Relembranças

Dizem que ano morto vida nova começa.

Assim tem sido há anos e anos.

Termina um. Recomeça outro. Esperanças renovadas de uma vida melhor.

Da mesma forma que durante a nossa existência pessoas deixam de viver outras ocupam seu lugar. Não fosse assim o que seria do planeta? Um amontoado de gente. Um tropeçando no outro. Gente se acotovelando nas ruas. Escasseariam os alimentos. Tantas bocas famintas sentindo na pele o desprazer de não ter como se alimentar.

Estamos no acender das luzes de um ano novo. Ontem foi celebrado o primeiro dia de um novo ano.

Já hoje recomeçamos a trabalhar. Janeiro é tempo de recomeço.

Pra muitos dois mil e dezoito não foi um ano fácil. A crise mostrou os dentes raivosos. A corrupção foi assaz comentada por todas as partes. De norte a sul, de leste a oeste, não se falou noutra coisa. Malas de dinheiro, políticos recebendo propinas, muitos foram presos. Tomara eles todos fiquem um bom tempo privados da liberdade. Que é o bem maior que conhecemos.

Em boa hora um ano novo começa. Com ele novas esperanças se acendem. E que o nosso povo, estoico e resignado, consiga achar seu lugar ao sol. Esse mesmo sol que hoje incendeia o segundo dia do ano. Com sua luz amarela da cor do ouro.

Desde que me entendo por gente tenho apagado lembranças. As melhores as tenho guardado aqui dentro. Já outras, aquelas que me causam tristeza, acho melhor deletá-las dos meus pensamentos.

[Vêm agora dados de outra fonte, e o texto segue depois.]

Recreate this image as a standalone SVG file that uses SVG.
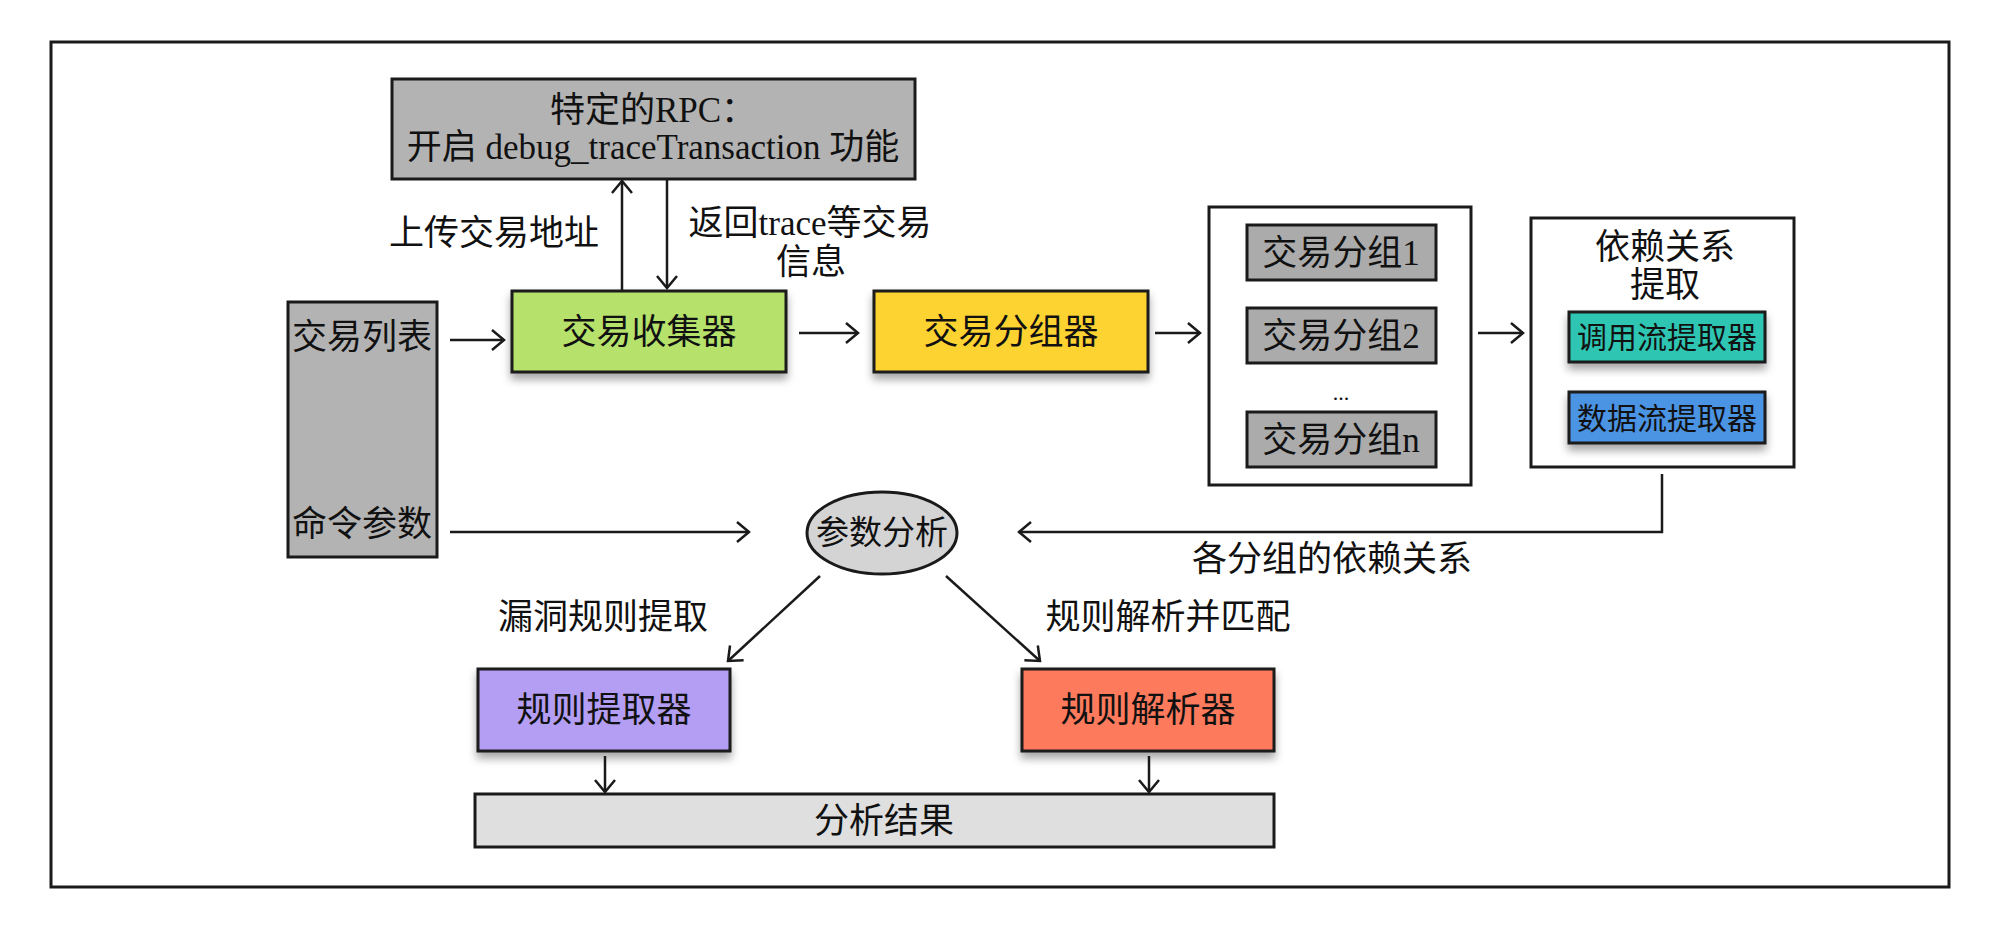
<svg xmlns="http://www.w3.org/2000/svg" width="2000" height="928" viewBox="0 0 2000 928">
<style>
text{font-family:"Liberation Serif","Noto Sans CJK SC",serif;font-size:35px;fill:#111;dominant-baseline:central}
.c{text-anchor:middle}
.box{stroke:#1a1a1a;stroke-width:3}
.ln{stroke:#1a1a1a;stroke-width:2.5;fill:none}
</style>
<defs>
<marker id="ah" markerUnits="userSpaceOnUse" markerWidth="18" markerHeight="26" refX="15" refY="12" orient="auto">
<path d="M3,2 L15,12 L3,22" fill="none" stroke="#1a1a1a" stroke-width="2.5"/>
</marker>
<filter id="sh" x="-10%" y="-20%" width="120%" height="150%">
<feDropShadow dx="0" dy="6" stdDeviation="4" flood-color="#000" flood-opacity="0.35"/>
</filter>
</defs>
<rect x="51" y="42" width="1898" height="845" fill="#fff" stroke="#1a1a1a" stroke-width="3"/>
<g id="rpc">
<rect class="box" x="392" y="79" width="523" height="100" fill="#b3b3b3"/>
<text class="c" x="653" y="110">特定的RPC：</text>
<text class="c" x="653" y="147">开启 debug_traceTransaction 功能</text>
</g>
<g id="label-upload"><text class="c" x="494" y="233">上传交易地址</text></g>
<g id="label-return">
<text class="c" x="810" y="223">返回trace等交易</text>
<text class="c" x="811" y="262">信息</text>
</g>
<g id="input">
<rect class="box" x="288" y="302" width="149" height="255" fill="#b3b3b3"/>
<text x="292" y="337">交易列表</text>
<text x="292" y="524">命令参数</text>
</g>
<g id="collector">
<rect class="box" x="512" y="291" width="274" height="81" fill="#b6e16b" filter="url(#sh)"/>
<text class="c" x="649" y="332">交易收集器</text>
</g>
<g id="grouper">
<rect class="box" x="874" y="291" width="274" height="81" fill="#fdd333" filter="url(#sh)"/>
<text class="c" x="1011" y="332">交易分组器</text>
</g>
<g id="groups">
<rect class="box" x="1209" y="207" width="262" height="278" fill="#fff"/>
<rect class="box" x="1247" y="225" width="189" height="55" fill="#ababab"/>
<text class="c" x="1341" y="253">交易分组1</text>
<rect class="box" x="1247" y="308" width="189" height="55" fill="#ababab"/>
<text class="c" x="1341" y="336">交易分组2</text>
<text class="c" x="1341" y="392" style="font-size:22px">...</text>
<rect class="box" x="1247" y="412" width="189" height="55" fill="#ababab"/>
<text class="c" x="1341" y="440">交易分组n</text>
</g>
<g id="dependency">
<rect class="box" x="1531" y="218" width="263" height="249" fill="#fff"/>
<text class="c" x="1665" y="247">依赖关系</text>
<text class="c" x="1665" y="285">提取</text>
<rect class="box" x="1569" y="312" width="196" height="50" fill="#2fc6b2" filter="url(#sh)"/>
<text class="c" x="1667" y="337" style="font-size:30px">调用流提取器</text>
<rect class="box" x="1569" y="392" width="196" height="51" fill="#4b93e3" filter="url(#sh)"/>
<text class="c" x="1667" y="418" style="font-size:30px">数据流提取器</text>
</g>
<g id="param">
<ellipse class="box" cx="882" cy="533" rx="75" ry="41" fill="#d4d4d4"/>
<text class="c" x="882" y="533" style="font-size:33px">参数分析</text>
</g>
<g id="label-deps"><text class="c" x="1332" y="559">各分组的依赖关系</text></g>
<g id="label-vuln"><text class="c" x="603" y="617">漏洞规则提取</text></g>
<g id="label-parse"><text class="c" x="1168" y="617">规则解析并匹配</text></g>
<g id="extractor">
<rect class="box" x="478" y="669" width="252" height="82" fill="#b49ef3" filter="url(#sh)"/>
<text class="c" x="604" y="710">规则提取器</text>
</g>
<g id="parser">
<rect class="box" x="1022" y="669" width="252" height="82" fill="#fd7a5b" filter="url(#sh)"/>
<text class="c" x="1148" y="710">规则解析器</text>
</g>
<g id="result">
<rect class="box" x="475" y="794" width="799" height="53" fill="#dfdfdf"/>
<text class="c" x="884" y="821">分析结果</text>
</g>
<g id="connectors">
<line class="ln" x1="622" y1="290" x2="622" y2="181" marker-end="url(#ah)"/>
<line class="ln" x1="667" y1="180" x2="667" y2="288" marker-end="url(#ah)"/>
<line class="ln" x1="450" y1="340" x2="504" y2="340" marker-end="url(#ah)"/>
<line class="ln" x1="799" y1="333" x2="858" y2="333" marker-end="url(#ah)"/>
<line class="ln" x1="1155" y1="333" x2="1200" y2="333" marker-end="url(#ah)"/>
<line class="ln" x1="1478" y1="333" x2="1523" y2="333" marker-end="url(#ah)"/>
<polyline class="ln" points="1662,474 1662,532 1019,532" marker-end="url(#ah)"/>
<line class="ln" x1="450" y1="532" x2="749" y2="532" marker-end="url(#ah)"/>
<line class="ln" x1="820" y1="576" x2="728" y2="661" marker-end="url(#ah)"/>
<line class="ln" x1="946" y1="576" x2="1040" y2="661" marker-end="url(#ah)"/>
<line class="ln" x1="605" y1="756" x2="605" y2="792" marker-end="url(#ah)"/>
<line class="ln" x1="1149" y1="756" x2="1149" y2="792" marker-end="url(#ah)"/>
</g>
</svg>
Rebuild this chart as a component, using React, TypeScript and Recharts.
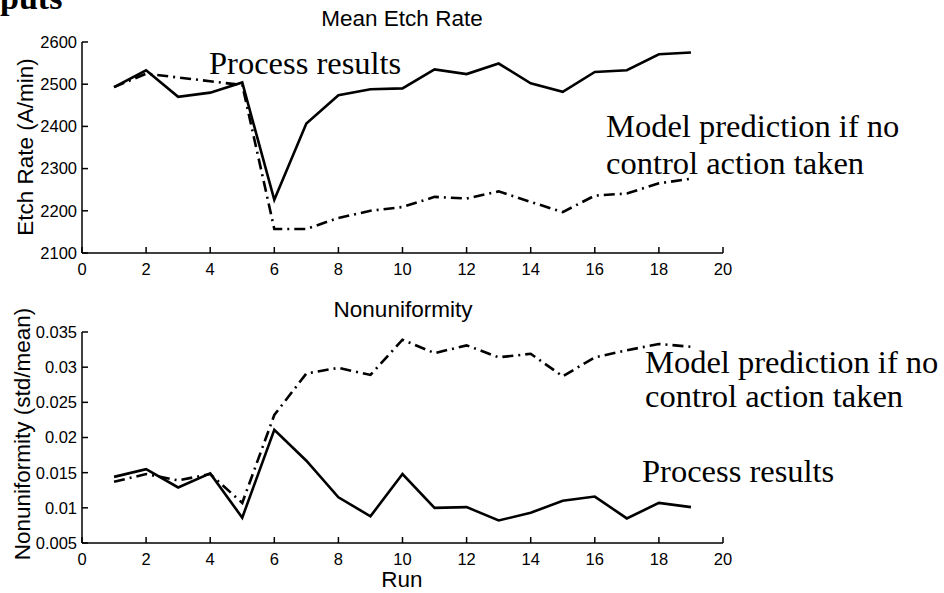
import { LineChart, Line, XAxis, YAxis } from 'recharts';

const runs = [1, 2, 3, 4, 5, 6, 7, 8, 9, 10, 11, 12, 13, 14, 15, 16, 17, 18, 19];
const etchProcess = [2493, 2533, 2470, 2480, 2504, 2226, 2407, 2474, 2488, 2490, 2535, 2524, 2549, 2502, 2482, 2529, 2533, 2571, 2575];
const etchModel = [2493, 2525, 2516, 2507, 2498, 2157, 2157, 2183, 2200, 2209, 2233, 2229, 2246, 2221, 2197, 2236, 2241, 2265, 2276];
const nonProcess = [0.0144, 0.0155, 0.0129, 0.0149, 0.0086, 0.0211, 0.0167, 0.0115, 0.0088, 0.0148, 0.01, 0.0101, 0.0082, 0.0093, 0.011, 0.0116, 0.0085, 0.0107, 0.0101];
const nonModel = [0.0137, 0.0148, 0.0139, 0.0148, 0.0107, 0.0232, 0.0291, 0.0299, 0.0289, 0.0339, 0.032, 0.0331, 0.0314, 0.0319, 0.0287, 0.0314, 0.0324, 0.0333, 0.0329];

const runTicks = [0, 2, 4, 6, 8, 10, 12, 14, 16, 18, 20];
const etchTicks = [2100, 2200, 2300, 2400, 2500, 2600];
const nonTicks = [0.005, 0.01, 0.015, 0.02, 0.025, 0.03, 0.035];

const etchData = runs.map((r, i) => ({ run: r, process: etchProcess[i], model: etchModel[i] }));
const nonData = runs.map((r, i) => ({ run: r, process: nonProcess[i], model: nonModel[i] }));

const sans = '"Liberation Sans", Arial, sans-serif';
const serif = '"Liberation Serif", "Times New Roman", serif';
const tickStyle = { fill: '#000', fontSize: 16.5, fontFamily: sans };
const axisLine = { stroke: '#000', strokeWidth: 1.5 };
const tickLine = { stroke: '#000', strokeWidth: 1.5 };

function Panel({ data, yDomain, yTicks, height, marginBottom }: any) {
  return (
    <LineChart
      width={944}
      height={height}
      data={data}
      margin={{ top: 42, right: 221, bottom: marginBottom, left: 22 }}
    >
      <XAxis
        dataKey="run"
        type="number"
        domain={[0, 20]}
        ticks={runTicks}
        height={30}
        tickSize={-6}
        tickMargin={16}
        fontSize={16.5}
        tick={tickStyle}
        axisLine={axisLine}
        tickLine={tickLine}
      />
      <XAxis
        xAxisId="top"
        orientation="top"
        dataKey="run"
        type="number"
        domain={[0, 20]}
        ticks={runTicks}
        height={0}
        tickSize={-6}
        tick={false}
        axisLine={axisLine}
        tickLine={tickLine}
      />
      <YAxis
        type="number"
        domain={yDomain}
        ticks={yTicks}
        width={60}
        tickSize={-6}
        tickMargin={11}
        fontSize={16.5}
        tick={tickStyle}
        axisLine={axisLine}
        tickLine={tickLine}
        interval={0}
      />
      <YAxis
        yAxisId="right"
        orientation="right"
        type="number"
        domain={yDomain}
        ticks={yTicks}
        width={0}
        tickSize={-6}
        tick={false}
        axisLine={axisLine}
        tickLine={tickLine}
      />
      <Line dataKey="process" stroke="#000" strokeWidth={2.6} dot={false} isAnimationActive={false} />
      <Line
        dataKey="model"
        stroke="#000"
        strokeWidth={2.6}
        strokeDasharray="11 5 2 5"
        dot={false}
        isAnimationActive={false}
      />
    </LineChart>
  );
}

export default function App() {
  return (
    <div style={{ position: 'absolute', left: 0, top: 0, width: 944, height: 593, background: '#fff' }}>
      <div style={{ position: 'absolute', left: 0, top: 0 }}>
        <Panel data={etchData} yDomain={[2100, 2600]} yTicks={etchTicks} height={290} marginBottom={7} />
      </div>
      <div style={{ position: 'absolute', left: 0, top: 290 }}>
        <Panel data={nonData} yDomain={[0.005, 0.035]} yTicks={nonTicks} height={303} marginBottom={20} />
      </div>
      <svg
        width={944}
        height={593}
        style={{ position: 'absolute', left: 0, top: 0, pointerEvents: 'none' }}
      >
        <text x={0} y={9} fontFamily={serif} fontWeight="bold" fontSize={34}>puts</text>
        <text x={402} y={26} textAnchor="middle" fontFamily={sans} fontSize={22.5}>Mean Etch Rate</text>
        <text
          transform="translate(25,147) rotate(-90)"
          textAnchor="middle"
          dominantBaseline="central"
          fontFamily={sans}
          fontSize={22.5}
        >
          Etch Rate (A/min)
        </text>
        <text x={209} y={74} fontFamily={serif} fontSize={32.5}>Process results</text>
        <text x={606} y={137} fontFamily={serif} fontSize={32.5}>Model prediction if no</text>
        <text x={606} y={174} fontFamily={serif} fontSize={32.5}>control action taken</text>

        <text x={403} y={317} textAnchor="middle" fontFamily={sans} fontSize={22.5}>Nonuniformity</text>
        <text
          transform="translate(22,434) rotate(-90)"
          textAnchor="middle"
          dominantBaseline="central"
          fontFamily={sans}
          fontSize={22.5}
        >
          Nonuniformity (std/mean)
        </text>
        <text x={645} y={373} fontFamily={serif} fontSize={32.5}>Model prediction if no</text>
        <text x={645} y={407} fontFamily={serif} fontSize={32.5}>control action taken</text>
        <text x={642} y={482} fontFamily={serif} fontSize={32.5}>Process results</text>
        <text x={402} y={587} textAnchor="middle" fontFamily={sans} fontSize={22.5}>Run</text>
      </svg>
    </div>
  );
}
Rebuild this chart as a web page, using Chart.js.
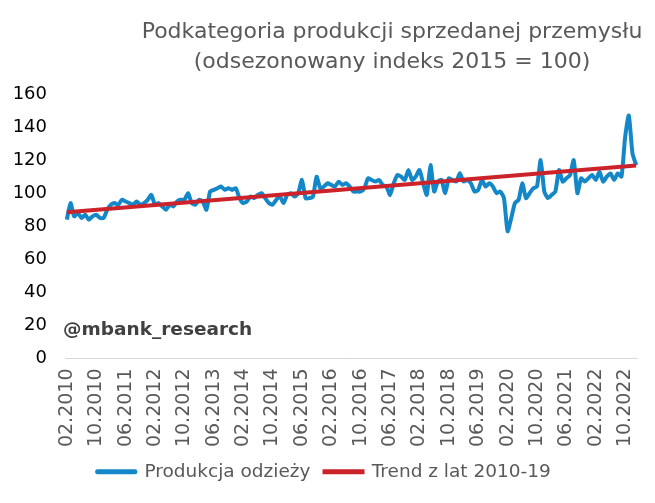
<!DOCTYPE html>
<html>
<head>
<meta charset="utf-8">
<script src="https://cdn.jsdelivr.net/npm/chart.js@4/dist/chart.umd.min.js"></script>
<style>
  html, body { margin: 0; padding: 0; background: #fff; }
  #wrap { width: 655px; height: 503px; }
</style>
</head>
<body>
<div id="wrap"><canvas id="chart"></canvas></div>
<script>
const titleLines = ['Podkategoria produkcji sprzedanej przemysłu', '(odsezonowany indeks 2015 = 100)'];
const watermark = '@mbank_research';
const seriesNames = ['Produkcja odzieży', 'Trend z lat 2010-19'];
const colors = ['#1487c8', '#cc2229'];

// monthly categories from 02.2010
const firstYear = 2010;
const firstMonth = 2;
const monthCount = 156;
const labelEvery = 8;

const clothing = [
  84, 94, 86, 88, 85, 87, 84, 86, 87, 85, 85,
  90, 93, 94, 93, 96, 95, 94, 93, 95, 93,
  94, 96, 99, 93, 94, 92, 90, 93, 92, 95,
  96, 96, 100, 94, 93, 96, 95, 90, 101, 102,
  103, 104, 102, 103, 102, 103, 97, 94, 95,
  98, 97, 99, 100, 97, 94, 93, 96, 98, 94, 99,
  100, 98, 100, 108, 97, 97, 98, 110,
  103, 104, 106, 105, 104, 107, 105, 106, 104, 101, 101, 101,
  103, 109, 108, 107, 108, 105, 104, 99, 106, 111,
  110, 108, 114, 108, 110, 114, 106, 99, 117, 101,
  107, 108, 100, 109, 108, 107, 112, 107, 108, 106, 101, 102, 108,
  104, 106, 104, 100, 101, 97, 77,
  85, 94, 96, 106, 97, 100, 103, 104, 120, 101,
  97, 99, 101, 114, 107, 109, 111, 120, 100, 109,
  107, 109, 111, 108, 113, 107, 110, 112, 108, 112,
  110, 134, 147, 124, 117
];
// trend: start and end of the straight line
const trendEnds = [88.5, 116.7];
const yMin = 0, yMax = 160, yStep = 20;

const months = [];
for (let i = 0; i < monthCount; i++) {
  const m = (firstMonth - 1 + i) % 12 + 1;
  const y = firstYear + Math.floor((firstMonth - 1 + i) / 12);
  months.push(String(m).padStart(2, '0') + '.' + y);
}

const extraText = {
  id: 'extraText',
  afterDraw(chart) {
    const ctx = chart.ctx;
    ctx.save();
    ctx.fillStyle = '#595959';
    ctx.font = '22px "DejaVu Sans"';
    ctx.textAlign = 'center';
    ctx.textBaseline = 'middle';
    ctx.fillText(titleLines[0], 392, 32);
    ctx.fillText(titleLines[1], 392, 62);
    ctx.fillStyle = '#404040';
    ctx.font = 'bold 18.5px "DejaVu Sans"';
    ctx.textAlign = 'left';
    ctx.fillText(watermark, 63, 330);
    ctx.restore();
  }
};

new Chart(document.getElementById('chart'), {
  type: 'line',
  data: {
    labels: months,
    datasets: [{
      label: seriesNames[0],
      data: clothing,
      borderColor: colors[0],
      backgroundColor: colors[0],
      borderWidth: 4,
      pointRadius: 0,
      tension: 0.2,
      borderJoinStyle: 'round',
      order: 1
    }, {
      label: seriesNames[1],
      data: [{ x: months[0], y: trendEnds[0] }, { x: months[monthCount - 1], y: trendEnds[1] }],
      borderColor: colors[1],
      backgroundColor: colors[1],
      borderWidth: 4,
      pointRadius: 0,
      order: 0
    }]
  },
  options: {
    responsive: true,
    maintainAspectRatio: false,
    animation: false,
    layout: { padding: { top: 94, right: 17, left: 10, bottom: 12 } },
    plugins: {
      title: { display: false },
      tooltip: { enabled: false },
      legend: {
        position: 'bottom',
        labels: {
          boxWidth: 38,
          boxHeight: 1,
          padding: 14,
          color: '#595959',
          font: { family: 'DejaVu Sans', size: 18.5 },
          sort: (a, b) => a.datasetIndex - b.datasetIndex
        }
      }
    },
    scales: {
      x: {
        offset: true,
        grid: { display: false },
        border: { display: false },
        ticks: {
          autoSkip: false,
          maxRotation: 90,
          minRotation: 90,
          padding: 2,
          color: '#595959',
          font: { family: 'DejaVu Sans', size: 19 },
          callback: (v, i) => (i % labelEvery === 0 ? months[i] : null)
        },
        afterFit: (s) => { s.height = 90; }
      },
      y: {
        min: yMin,
        max: yMax,
        border: { display: false },
        grid: {
          drawTicks: false,
          color: (c) => (c.tick && c.tick.value === 0 ? '#d9d9d9' : 'rgba(0,0,0,0)')
        },
        ticks: {
          stepSize: yStep,
          padding: 18,
          color: '#000',
          font: { family: 'DejaVu Sans', size: 18 }
        },
        afterFit: (s) => { s.width = 55; }
      }
    }
  },
  plugins: [extraText]
});
</script>
</body>
</html>
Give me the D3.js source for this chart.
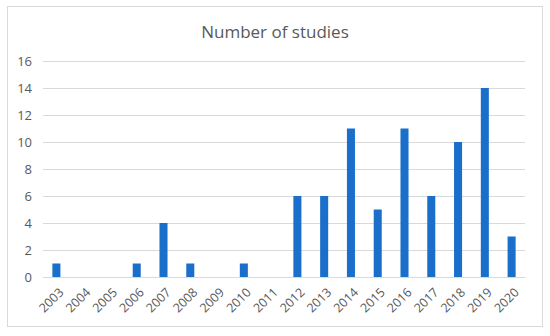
<!DOCTYPE html>
<html lang="en">
<head>
    <meta charset="UTF-8">
    <title>Number of studies</title>
    <style>
        body { margin: 0; background: #fff; }
        text { font-family: "Open Sans", sans-serif; }
    </style>
    <script src="https://d3js.org/d3.v7.min.js"></script>
</head>
<body>
    <div id="chart"></div>
    <script>
        const years = ["2003", "2004", "2005", "2006", "2007", "2008", "2009", "2010", "2011",
            "2012", "2013", "2014", "2015", "2016", "2017", "2018", "2019", "2020"];
        const studies = [1, 0, 0, 1, 4, 1, 0, 1, 0, 6, 6, 11, 5, 11, 6, 10, 14, 3];
        const yTicks = [0, 2, 4, 6, 8, 10, 12, 14, 16];

        const W = 550, H = 336;
        const margin = { top: 61, right: 25, bottom: 59, left: 43 };
        const width = W - margin.left - margin.right;
        const height = H - margin.top - margin.bottom;

        const svg = d3.select("#chart").append("svg")
            .attr("width", W)
            .attr("height", H);

        // outer frame
        svg.append("rect")
            .attr("x", 7.5).attr("y", 6.5)
            .attr("width", 535).attr("height", 320)
            .attr("fill", "#fff")
            .attr("stroke", "#d9d9d9");

        svg.append("text")
            .attr("x", W / 2)
            .attr("y", 38)
            .attr("text-anchor", "middle")
            .style("font-size", "17px")
            .style("fill", "#595959")
            .text("Number of studies");

        const g = svg.append("g")
            .attr("transform", `translate(${margin.left},${margin.top})`);

        const x = d3.scaleBand()
            .domain(years)
            .range([0, width])
            .paddingInner(0.7)
            .paddingOuter(0.35);

        const y = d3.scaleLinear()
            .domain([0, 16])
            .range([height, 0]);

        const yAxis = d3.axisLeft(y)
            .tickValues(yTicks)
            .tickSize(-width)
            .tickPadding(11);
        g.append("g")
            .attr("class", "y-axis")
            .call(yAxis)
            .call(s => s.select(".domain").remove())
            .call(s => s.selectAll(".tick line").attr("stroke", "#d9d9d9"))
            .call(s => s.selectAll(".tick text")
                .style("font-size", "13px")
                .style("fill", "#595959"));

        g.selectAll(".bar")
            .data(studies)
            .enter().append("rect")
            .attr("class", "bar")
            .attr("x", (d, i) => x(years[i]))
            .attr("y", d => y(d))
            .attr("width", x.bandwidth())
            .attr("height", d => height - y(d))
            .attr("fill", "#1a6fcb");

        const xAxis = d3.axisBottom(x).tickSize(0);
        g.append("g")
            .attr("class", "x-axis")
            .attr("transform", `translate(0,${height})`)
            .call(xAxis)
            .call(s => s.select(".domain").attr("stroke", "#d9d9d9"))
            .call(s => s.selectAll(".tick text")
                .style("font-size", "12.5px")
                .style("fill", "#595959")
                .attr("text-anchor", "end")
                .attr("x", 0)
                .attr("y", 0)
                .attr("dy", "0.35em")
                .attr("transform", "translate(5,13) rotate(-45)"));
    </script>
</body>
</html>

Ainda menino me lembro do quanto meus pais foram importantes para o meu crescimento.

Fato notório, dispensa maiores comentários, sem eles não existiria. Não teria a oportunidade de me tornar adulto. Nem ao menos a chance maravilhosa e única de poder ter entre os braços meus netos.

Estas lembranças de quando eles nasceram jamais gostaria de apagar. Ao revés. E sim perpetuá-las eternamente enquanto me derem a chance de viver.

Entretanto, para quebrar o encanto, outras recordações faço questão de apagar. Quando meus pais adoeceram . E terminaram seus dias em meus braços. Impotentes de tê-los junto a mim por mais tempo.

Por outro lado, na intenção de não apagar lembranças, com que felicidade vi meus três netos nascerem. Primeiro foi o Theo. A seguir Gael. Em menos de uma semana tenho junto mim, aqui pertinho, o mais jovenzinho, o Dom.

Quantas lembranças felizes me passaram pela memória.

Caso fosse nomeá-las todas a lista seria enorme.

A festa de quinze anos da minha filha. A mãe do Theo e do pequenino Dom.

Ainda me lembro daquele pequeno livro que foi distribuído aos convidados. Era uma coletânea de versos- de nome “Indefinições”.

Um daqueles poemas dizia assim: “ que pressa é essa? Que sede é essa? É dor a beça. Que saudade é essa? De você… de mim… enfim sós”…

Quando meu filho se estabeleceu como profissional das leis foi outra data inesquecível. Hoje ele cuida do primeiro filho. Que lindo menino é o Gael.

Quando minha Bárbara graduou-se em jornalismo com que alegria a este evento compareci. Pensei, cá comigo, que minha pequena jornalista iria trilhar esta linda carreira. Mas ela preferiu ser mãe. Mas de vez em quando ela ainda escreve. Com maestria. Talvez seguindo os passos do pai.

Ainda me lembro da minha infância. Foi naquele colégio de uniforme verde de branco que passei os melhores anos de minha vida. Estas lembranças não apagarei jamais.

Quando aqui cheguei, vindo da Espanha, para começar vida nova, que boas lembranças daqueles anos ainda trago dentro de mim.

Foi naquele hospital, perto de onde tenho o consultório, que ensaiei meus primeiros passos na medicina. Confesso que não foram fáceis os primeiros anos. Me desdobrava entre os três hospitais. Quantas noites insones passei. Quantas cirurgias. Quantos sucessos. Quantos pacientes curados. Quantos deixaram o hospital agradecidos pelo tratamento recebido. E quantas vezes a morte encarei.

Não sei por quantos anos mais continuarei a apagar lembranças. A maior parte delas não desejo olvidá-las. Para isso conto com minha memória. Que ela continue afiada como o fio da navalha. Para que ainda consiga enumerar todas elas. Até que a morte me venha buscar.